Pero conviene que el lector esté también en guardia ante otro riesgo: el de una fácil aproximación a los antiguos a partir de un léxico político que nos es común, pero que ahora tiene unas referencias bastante lejanas a las de su origen helénico. Términos como pólis (que traducimos por «ciudad» y también por «Estado»), como politeía (que traducimos por «constitución» o «régimen político», y otras veces como «democracia» o «república»), tienen en Grecia un sentido histórico preciso que conviene no preterir del todo. De igual modo, palabras como «democracia», «ciudad», «ley», «libertad», etc., tienen unas connotaciones distintas en el contexto griego y en nuestra época. Los demócratas griegos habrían encontrado muchos elementos extraños en nuestras democracias, como nosotros encontraríamos muchos factores extraños en el sentir político de los atenienses. Conviene contemplar a los griegos con mirada de antropólogo y no con una familiaridad excesiva, demasiado confiada en nuestro léxico común[17].

Lo que no quiere decir que haya que privilegiar un enfoque arqueológico en nuestra lectura. De ningún modo. Los asuntos tratados y los argumentos empleados en la investigación aristotélica, esa «filosofía de los asuntos humanos» que Aristóteles intenta —en esa filosofía política que se presenta como una continuación de la Ética—, no son cuestiones de interés histórico o arqueológico, en modo alguno. Las precisiones históricas o filológicas están bien para afinar el enfoque crítico o para extremar el rigor de los términos con que se expresa un planteamiento en su contexto preciso. Pero las ideas de Aristóteles rebasan cualquier marco; es un clásico del pensamiento por su hondura y su temática. El alcance de sus planteamientos y la vivacidad de sus ideas trasciende su contexto histórico y muy justamente ha marcado la reflexión posterior sobre el hombre y la sociedad civil. La enorme influencia de este tratado está en consonancia con el interés de sus análisis y reflexiones. Como antropólogo, sociólogo, filósofo y pensador político, Aristóteles presenta numerosas perspectivas y sugerencias al lector actual, al margen de todas las precisiones que los estudiosos y eruditos puedan aportar en notas de pie de página.

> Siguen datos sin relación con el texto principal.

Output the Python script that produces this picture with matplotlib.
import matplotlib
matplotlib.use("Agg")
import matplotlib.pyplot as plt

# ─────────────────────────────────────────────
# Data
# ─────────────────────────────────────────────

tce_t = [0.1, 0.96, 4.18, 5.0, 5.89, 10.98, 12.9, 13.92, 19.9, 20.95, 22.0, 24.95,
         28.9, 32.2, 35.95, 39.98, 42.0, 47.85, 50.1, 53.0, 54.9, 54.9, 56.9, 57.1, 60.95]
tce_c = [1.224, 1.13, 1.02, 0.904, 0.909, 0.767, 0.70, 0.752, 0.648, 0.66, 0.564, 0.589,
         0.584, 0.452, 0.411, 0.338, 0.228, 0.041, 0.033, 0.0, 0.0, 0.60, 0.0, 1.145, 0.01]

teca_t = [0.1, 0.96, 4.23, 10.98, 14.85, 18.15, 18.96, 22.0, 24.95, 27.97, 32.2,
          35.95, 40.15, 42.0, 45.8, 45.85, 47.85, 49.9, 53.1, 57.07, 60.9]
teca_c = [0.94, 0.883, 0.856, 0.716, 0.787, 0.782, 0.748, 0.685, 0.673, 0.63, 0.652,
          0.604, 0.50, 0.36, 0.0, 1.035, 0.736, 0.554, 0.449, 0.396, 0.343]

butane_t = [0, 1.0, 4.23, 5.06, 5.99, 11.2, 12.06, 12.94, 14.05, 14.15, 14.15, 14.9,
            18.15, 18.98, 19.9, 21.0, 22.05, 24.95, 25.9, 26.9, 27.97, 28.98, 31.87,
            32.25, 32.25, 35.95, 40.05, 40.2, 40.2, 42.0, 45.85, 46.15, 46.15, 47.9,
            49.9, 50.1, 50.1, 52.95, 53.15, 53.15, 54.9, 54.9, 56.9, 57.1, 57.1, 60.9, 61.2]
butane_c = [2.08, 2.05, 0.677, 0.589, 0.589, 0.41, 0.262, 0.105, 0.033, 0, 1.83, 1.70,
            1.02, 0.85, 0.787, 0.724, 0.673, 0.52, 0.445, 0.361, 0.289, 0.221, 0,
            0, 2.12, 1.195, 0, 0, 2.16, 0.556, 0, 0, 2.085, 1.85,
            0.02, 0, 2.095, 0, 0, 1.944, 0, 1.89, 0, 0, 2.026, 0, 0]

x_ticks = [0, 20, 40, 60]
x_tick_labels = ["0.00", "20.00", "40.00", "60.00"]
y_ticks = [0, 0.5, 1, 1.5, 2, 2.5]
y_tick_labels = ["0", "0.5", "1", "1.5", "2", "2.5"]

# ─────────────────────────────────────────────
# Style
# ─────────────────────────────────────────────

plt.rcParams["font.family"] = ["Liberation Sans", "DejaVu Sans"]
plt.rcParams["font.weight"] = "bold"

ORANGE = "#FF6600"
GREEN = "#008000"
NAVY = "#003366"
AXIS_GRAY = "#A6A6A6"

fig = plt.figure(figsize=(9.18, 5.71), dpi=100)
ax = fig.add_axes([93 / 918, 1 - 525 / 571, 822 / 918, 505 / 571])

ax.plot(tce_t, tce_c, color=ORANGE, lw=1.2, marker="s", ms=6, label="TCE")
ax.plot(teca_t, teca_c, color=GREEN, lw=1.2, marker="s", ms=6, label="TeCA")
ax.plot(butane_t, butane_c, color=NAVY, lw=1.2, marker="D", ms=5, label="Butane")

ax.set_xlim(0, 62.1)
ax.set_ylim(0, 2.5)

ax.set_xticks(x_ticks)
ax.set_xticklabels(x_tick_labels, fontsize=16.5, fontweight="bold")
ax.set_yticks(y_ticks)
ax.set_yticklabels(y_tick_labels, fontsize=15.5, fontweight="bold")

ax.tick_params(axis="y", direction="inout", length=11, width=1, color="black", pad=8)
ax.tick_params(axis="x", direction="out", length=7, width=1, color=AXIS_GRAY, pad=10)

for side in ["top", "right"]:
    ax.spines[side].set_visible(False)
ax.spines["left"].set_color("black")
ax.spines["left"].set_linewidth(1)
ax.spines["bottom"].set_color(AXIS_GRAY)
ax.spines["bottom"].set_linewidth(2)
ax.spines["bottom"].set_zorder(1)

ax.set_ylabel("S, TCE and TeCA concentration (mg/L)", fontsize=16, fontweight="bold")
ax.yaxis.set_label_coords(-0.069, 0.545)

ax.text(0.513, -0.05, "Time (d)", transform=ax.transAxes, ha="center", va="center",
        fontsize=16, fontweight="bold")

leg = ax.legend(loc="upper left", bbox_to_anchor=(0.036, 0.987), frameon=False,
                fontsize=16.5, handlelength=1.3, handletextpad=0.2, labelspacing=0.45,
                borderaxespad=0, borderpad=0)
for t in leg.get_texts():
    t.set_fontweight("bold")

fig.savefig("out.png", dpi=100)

Frente a la mayor calidad literaria de Platón, el idealista y utópico, su discípulo Aristóteles puede esgrimir los méritos de su mayor realismo crítico y su temperamento liberal y moderado, con su enorme inteligencia abierta a todas las cuestiones sociales.

Hay varias traducciones de la POLÍTICA en nuestra lengua. Desde la de María Araujo y Julián Marías de 1951 (edición bilingüe, del Instituto de Estudios Políticos, reeditada luego), hasta la más reciente que conozco (por M. García Valdés, en la Biblioteca Clásica Gredos, 1989), una media docena.

Esta que aquí se reedita, la de Patricio de Azcárate, un buen conocedor de la obra completa de Aristóteles, es de 1874.

La primera versión al castellano fue la de Pedro Simón Abril, en 1584. (Se ha reeditado hace pocos años, en «Biblioteca de Política, Economía y Sociología», Barcelona, Orbis, 1985, 2 tomos).

Pero entre las traducciones de esta obra conviene recordar la que hizo un ilustre humanista español, Juan Ginés de Sepúlveda, al latín, editada en París en 1548, que tanta repercusión tuvo en las discusiones sobre los derechos de los indios y la esclavitud en los tiempos de la conquista de América[18].